— Given task —
Quote the whole listing word for word. Do not include the pictures.

— Data —
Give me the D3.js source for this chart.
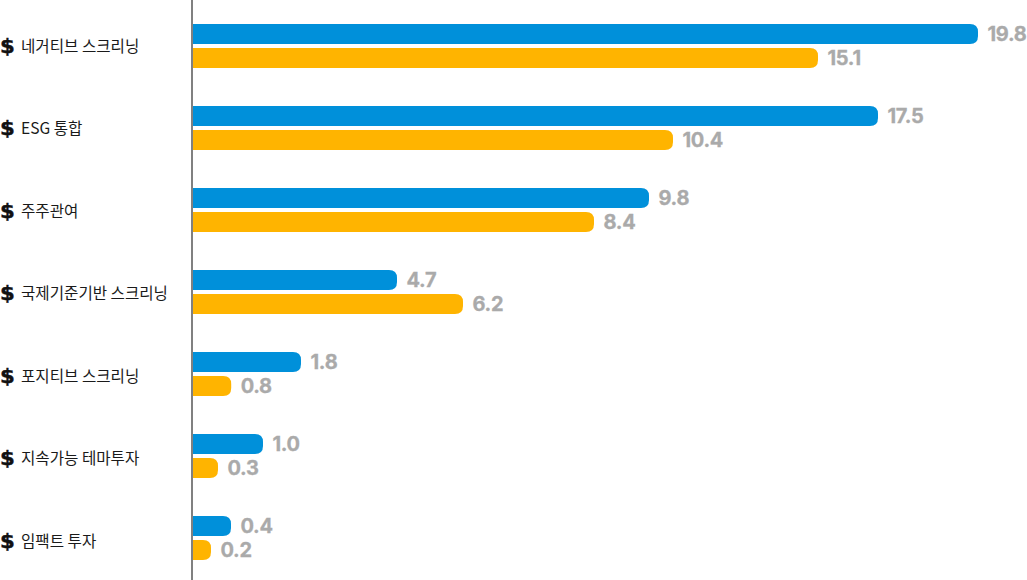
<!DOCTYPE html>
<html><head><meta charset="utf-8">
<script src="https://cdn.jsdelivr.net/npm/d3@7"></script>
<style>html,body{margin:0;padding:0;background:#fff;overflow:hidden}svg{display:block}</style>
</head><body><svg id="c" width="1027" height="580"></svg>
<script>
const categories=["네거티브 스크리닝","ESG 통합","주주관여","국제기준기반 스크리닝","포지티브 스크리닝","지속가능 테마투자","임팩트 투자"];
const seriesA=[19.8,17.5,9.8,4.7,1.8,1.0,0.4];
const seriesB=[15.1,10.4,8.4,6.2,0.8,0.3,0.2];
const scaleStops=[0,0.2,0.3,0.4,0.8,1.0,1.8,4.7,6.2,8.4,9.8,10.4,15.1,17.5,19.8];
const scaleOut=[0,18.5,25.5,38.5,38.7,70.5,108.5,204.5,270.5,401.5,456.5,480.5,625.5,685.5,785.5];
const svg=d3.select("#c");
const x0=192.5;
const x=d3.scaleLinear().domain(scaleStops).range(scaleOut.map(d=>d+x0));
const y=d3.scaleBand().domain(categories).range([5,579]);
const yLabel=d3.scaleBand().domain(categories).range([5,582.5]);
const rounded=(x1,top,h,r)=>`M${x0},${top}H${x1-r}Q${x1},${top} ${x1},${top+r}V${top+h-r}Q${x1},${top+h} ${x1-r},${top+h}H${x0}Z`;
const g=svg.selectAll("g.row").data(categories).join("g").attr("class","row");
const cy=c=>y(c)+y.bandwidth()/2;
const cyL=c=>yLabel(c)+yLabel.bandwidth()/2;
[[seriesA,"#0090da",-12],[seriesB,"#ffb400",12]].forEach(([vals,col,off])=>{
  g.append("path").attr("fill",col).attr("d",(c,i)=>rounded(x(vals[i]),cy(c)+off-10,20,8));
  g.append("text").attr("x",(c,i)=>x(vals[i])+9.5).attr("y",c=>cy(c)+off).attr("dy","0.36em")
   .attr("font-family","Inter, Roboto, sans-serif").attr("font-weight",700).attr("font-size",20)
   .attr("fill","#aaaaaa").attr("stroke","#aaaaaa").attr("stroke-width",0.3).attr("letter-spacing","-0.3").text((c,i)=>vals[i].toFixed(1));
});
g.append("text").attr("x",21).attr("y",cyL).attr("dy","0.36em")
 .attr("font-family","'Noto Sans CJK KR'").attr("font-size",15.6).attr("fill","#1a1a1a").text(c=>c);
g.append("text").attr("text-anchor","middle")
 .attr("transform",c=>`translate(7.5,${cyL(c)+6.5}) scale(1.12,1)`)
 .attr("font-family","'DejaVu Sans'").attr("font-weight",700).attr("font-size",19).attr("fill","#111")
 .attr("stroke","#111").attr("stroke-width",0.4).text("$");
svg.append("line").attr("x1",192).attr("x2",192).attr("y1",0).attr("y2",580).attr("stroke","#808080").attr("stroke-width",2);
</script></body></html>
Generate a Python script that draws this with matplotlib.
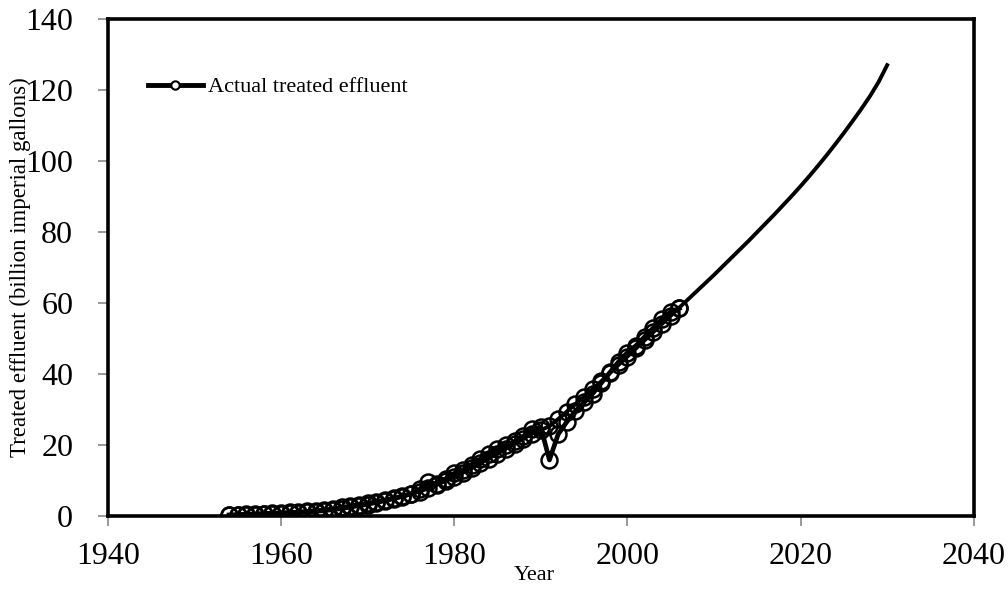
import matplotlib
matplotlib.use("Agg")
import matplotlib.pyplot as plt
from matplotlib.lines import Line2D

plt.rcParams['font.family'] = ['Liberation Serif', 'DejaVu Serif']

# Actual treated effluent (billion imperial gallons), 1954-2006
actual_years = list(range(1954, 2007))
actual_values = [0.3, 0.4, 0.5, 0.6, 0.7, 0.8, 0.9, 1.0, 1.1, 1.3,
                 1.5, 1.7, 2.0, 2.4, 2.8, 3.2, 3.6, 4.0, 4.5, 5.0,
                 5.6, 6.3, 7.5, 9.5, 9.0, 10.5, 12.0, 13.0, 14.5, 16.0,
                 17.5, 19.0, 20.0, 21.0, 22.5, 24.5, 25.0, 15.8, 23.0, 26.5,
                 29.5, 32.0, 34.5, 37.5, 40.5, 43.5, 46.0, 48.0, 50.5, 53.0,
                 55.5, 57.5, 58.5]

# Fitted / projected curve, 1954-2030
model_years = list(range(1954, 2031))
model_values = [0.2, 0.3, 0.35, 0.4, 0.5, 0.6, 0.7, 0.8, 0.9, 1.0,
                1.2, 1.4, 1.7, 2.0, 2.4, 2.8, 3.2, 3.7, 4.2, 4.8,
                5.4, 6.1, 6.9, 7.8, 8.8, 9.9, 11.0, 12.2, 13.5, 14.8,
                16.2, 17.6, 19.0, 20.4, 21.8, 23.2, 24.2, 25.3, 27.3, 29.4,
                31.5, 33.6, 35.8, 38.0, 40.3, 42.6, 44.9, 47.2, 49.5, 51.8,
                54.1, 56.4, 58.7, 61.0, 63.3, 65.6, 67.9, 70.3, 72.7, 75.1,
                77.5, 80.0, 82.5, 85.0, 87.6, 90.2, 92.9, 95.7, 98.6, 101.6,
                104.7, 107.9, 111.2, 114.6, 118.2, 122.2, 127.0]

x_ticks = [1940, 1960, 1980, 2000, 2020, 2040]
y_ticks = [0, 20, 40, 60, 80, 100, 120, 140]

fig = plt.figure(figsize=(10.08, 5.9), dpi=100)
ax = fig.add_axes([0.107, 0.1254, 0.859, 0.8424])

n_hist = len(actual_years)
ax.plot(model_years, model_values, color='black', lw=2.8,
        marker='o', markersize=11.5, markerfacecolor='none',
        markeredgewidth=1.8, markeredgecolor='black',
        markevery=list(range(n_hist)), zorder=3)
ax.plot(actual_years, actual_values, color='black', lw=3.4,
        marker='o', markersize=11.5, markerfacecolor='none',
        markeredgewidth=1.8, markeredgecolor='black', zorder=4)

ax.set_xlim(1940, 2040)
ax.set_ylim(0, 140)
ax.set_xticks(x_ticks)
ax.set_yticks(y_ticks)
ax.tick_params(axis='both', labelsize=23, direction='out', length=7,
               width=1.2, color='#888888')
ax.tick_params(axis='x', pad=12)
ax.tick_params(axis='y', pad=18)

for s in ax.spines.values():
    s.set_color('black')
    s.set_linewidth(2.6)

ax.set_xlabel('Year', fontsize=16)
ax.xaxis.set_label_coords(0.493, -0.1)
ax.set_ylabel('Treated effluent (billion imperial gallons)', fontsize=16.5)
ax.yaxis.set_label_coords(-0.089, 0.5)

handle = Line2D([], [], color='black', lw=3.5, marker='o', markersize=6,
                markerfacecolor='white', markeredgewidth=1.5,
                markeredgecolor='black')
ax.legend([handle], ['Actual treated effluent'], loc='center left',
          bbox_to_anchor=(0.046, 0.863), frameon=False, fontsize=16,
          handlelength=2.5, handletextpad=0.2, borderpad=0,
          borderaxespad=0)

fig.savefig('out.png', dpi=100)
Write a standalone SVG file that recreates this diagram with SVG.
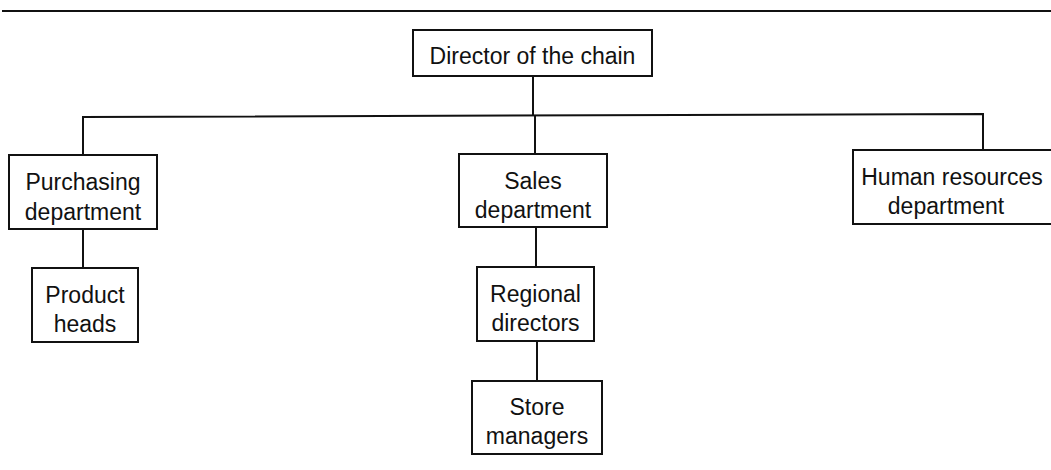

— Task answer —
Give me the D3.js source for this chart.
<!DOCTYPE html>
<html><head><meta charset="utf-8">
<script src="https://cdn.jsdelivr.net/npm/d3@7"></script>
<style>html,body{margin:0;padding:0;background:#fff;overflow:hidden}svg{display:block}</style>
</head><body><svg id="c" width="1027" height="580"></svg>
<script>
const categories=["네거티브 스크리닝","ESG 통합","주주관여","국제기준기반 스크리닝","포지티브 스크리닝","지속가능 테마투자","임팩트 투자"];
const seriesA=[19.8,17.5,9.8,4.7,1.8,1.0,0.4];
const seriesB=[15.1,10.4,8.4,6.2,0.8,0.3,0.2];
const scaleStops=[0,0.2,0.3,0.4,0.8,1.0,1.8,4.7,6.2,8.4,9.8,10.4,15.1,17.5,19.8];
const scaleOut=[0,18.5,25.5,38.5,38.7,70.5,108.5,204.5,270.5,401.5,456.5,480.5,625.5,685.5,785.5];
const svg=d3.select("#c");
const x0=192.5;
const x=d3.scaleLinear().domain(scaleStops).range(scaleOut.map(d=>d+x0));
const y=d3.scaleBand().domain(categories).range([5,579]);
const yLabel=d3.scaleBand().domain(categories).range([5,582.5]);
const rounded=(x1,top,h,r)=>`M${x0},${top}H${x1-r}Q${x1},${top} ${x1},${top+r}V${top+h-r}Q${x1},${top+h} ${x1-r},${top+h}H${x0}Z`;
const g=svg.selectAll("g.row").data(categories).join("g").attr("class","row");
const cy=c=>y(c)+y.bandwidth()/2;
const cyL=c=>yLabel(c)+yLabel.bandwidth()/2;
[[seriesA,"#0090da",-12],[seriesB,"#ffb400",12]].forEach(([vals,col,off])=>{
  g.append("path").attr("fill",col).attr("d",(c,i)=>rounded(x(vals[i]),cy(c)+off-10,20,8));
  g.append("text").attr("x",(c,i)=>x(vals[i])+9.5).attr("y",c=>cy(c)+off).attr("dy","0.36em")
   .attr("font-family","Inter, Roboto, sans-serif").attr("font-weight",700).attr("font-size",20)
   .attr("fill","#aaaaaa").attr("stroke","#aaaaaa").attr("stroke-width",0.3).attr("letter-spacing","-0.3").text((c,i)=>vals[i].toFixed(1));
});
g.append("text").attr("x",21).attr("y",cyL).attr("dy","0.36em")
 .attr("font-family","'Noto Sans CJK KR'").attr("font-size",15.6).attr("fill","#1a1a1a").text(c=>c);
g.append("text").attr("text-anchor","middle")
 .attr("transform",c=>`translate(7.5,${cyL(c)+6.5}) scale(1.12,1)`)
 .attr("font-family","'DejaVu Sans'").attr("font-weight",700).attr("font-size",19).attr("fill","#111")
 .attr("stroke","#111").attr("stroke-width",0.4).text("$");
svg.append("line").attr("x1",192).attr("x2",192).attr("y1",0).attr("y2",580).attr("stroke","#808080").attr("stroke-width",2);
</script></body></html>
Generate a Python script that draws this with matplotlib.
import matplotlib
matplotlib.use("Agg")
import matplotlib.pyplot as plt
from matplotlib.lines import Line2D

plt.rcParams['font.family'] = ['Liberation Serif', 'DejaVu Serif']

# Actual treated effluent (billion imperial gallons), 1954-2006
actual_years = list(range(1954, 2007))
actual_values = [0.3, 0.4, 0.5, 0.6, 0.7, 0.8, 0.9, 1.0, 1.1, 1.3,
                 1.5, 1.7, 2.0, 2.4, 2.8, 3.2, 3.6, 4.0, 4.5, 5.0,
                 5.6, 6.3, 7.5, 9.5, 9.0, 10.5, 12.0, 13.0, 14.5, 16.0,
                 17.5, 19.0, 20.0, 21.0, 22.5, 24.5, 25.0, 15.8, 23.0, 26.5,
                 29.5, 32.0, 34.5, 37.5, 40.5, 43.5, 46.0, 48.0, 50.5, 53.0,
                 55.5, 57.5, 58.5]

# Fitted / projected curve, 1954-2030
model_years = list(range(1954, 2031))
model_values = [0.2, 0.3, 0.35, 0.4, 0.5, 0.6, 0.7, 0.8, 0.9, 1.0,
                1.2, 1.4, 1.7, 2.0, 2.4, 2.8, 3.2, 3.7, 4.2, 4.8,
                5.4, 6.1, 6.9, 7.8, 8.8, 9.9, 11.0, 12.2, 13.5, 14.8,
                16.2, 17.6, 19.0, 20.4, 21.8, 23.2, 24.2, 25.3, 27.3, 29.4,
                31.5, 33.6, 35.8, 38.0, 40.3, 42.6, 44.9, 47.2, 49.5, 51.8,
                54.1, 56.4, 58.7, 61.0, 63.3, 65.6, 67.9, 70.3, 72.7, 75.1,
                77.5, 80.0, 82.5, 85.0, 87.6, 90.2, 92.9, 95.7, 98.6, 101.6,
                104.7, 107.9, 111.2, 114.6, 118.2, 122.2, 127.0]

x_ticks = [1940, 1960, 1980, 2000, 2020, 2040]
y_ticks = [0, 20, 40, 60, 80, 100, 120, 140]

fig = plt.figure(figsize=(10.08, 5.9), dpi=100)
ax = fig.add_axes([0.107, 0.1254, 0.859, 0.8424])

n_hist = len(actual_years)
ax.plot(model_years, model_values, color='black', lw=2.8,
        marker='o', markersize=11.5, markerfacecolor='none',
        markeredgewidth=1.8, markeredgecolor='black',
        markevery=list(range(n_hist)), zorder=3)
ax.plot(actual_years, actual_values, color='black', lw=3.4,
        marker='o', markersize=11.5, markerfacecolor='none',
        markeredgewidth=1.8, markeredgecolor='black', zorder=4)

ax.set_xlim(1940, 2040)
ax.set_ylim(0, 140)
ax.set_xticks(x_ticks)
ax.set_yticks(y_ticks)
ax.tick_params(axis='both', labelsize=23, direction='out', length=7,
               width=1.2, color='#888888')
ax.tick_params(axis='x', pad=12)
ax.tick_params(axis='y', pad=18)

for s in ax.spines.values():
    s.set_color('black')
    s.set_linewidth(2.6)

ax.set_xlabel('Year', fontsize=16)
ax.xaxis.set_label_coords(0.493, -0.1)
ax.set_ylabel('Treated effluent (billion imperial gallons)', fontsize=16.5)
ax.yaxis.set_label_coords(-0.089, 0.5)

handle = Line2D([], [], color='black', lw=3.5, marker='o', markersize=6,
                markerfacecolor='white', markeredgewidth=1.5,
                markeredgecolor='black')
ax.legend([handle], ['Actual treated effluent'], loc='center left',
          bbox_to_anchor=(0.046, 0.863), frameon=False, fontsize=16,
          handlelength=2.5, handletextpad=0.2, borderpad=0,
          borderaxespad=0)

fig.savefig('out.png', dpi=100)
Write a standalone SVG file that recreates this diagram with SVG.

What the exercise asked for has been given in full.